In May 2016, the Court of Appeals found Senator Antonio Trillanes guilty of indirect contempt and fined him P30,000 for claiming that two members of the bench received bribes in exchange for a temporary restraining order in favor of dismissed Makati Mayor Jejomar Binay Jr.

The contempt charge is under appeal in the Supreme Court but CA Associate Justices Jose Reyes Jr. and Francisco Acosta filed an ethics complain against Trillanes for the bribery accusation. 

Another ethics complaint was filed against opposition Trillanes IV on Tuesday, according to Senate Majority Leader Vicente Sotto III.

Sotto said the new complains was filed by lawyer Abelardo de Jesus, who also filed the first ethics complaint against Senator Leila de Lima.

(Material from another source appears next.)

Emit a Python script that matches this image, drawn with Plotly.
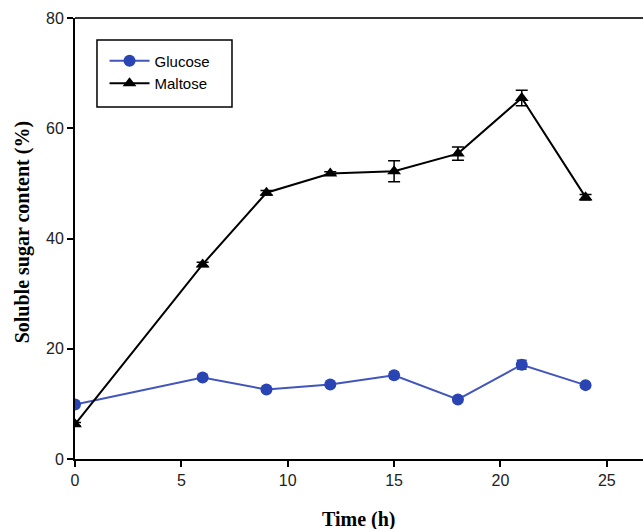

Sotto said the complaint is based on two reasons—the Court of Appeals’ indirect contempt of Trillanes following his bribery allegations against two CA associate justices, and the senator’s public declaration that President Rodrigo Duterte is a “murderer.”

Sotto said he has yet to read the entire complaint and will not distribute copies among the committee members, due to the recent Senate reorganization. 

Trillanes was unaware that a complaint was lodged against him but he said he remains unfazed despite threats to pin him down, and vowed to continue criticizing the Duterte administration.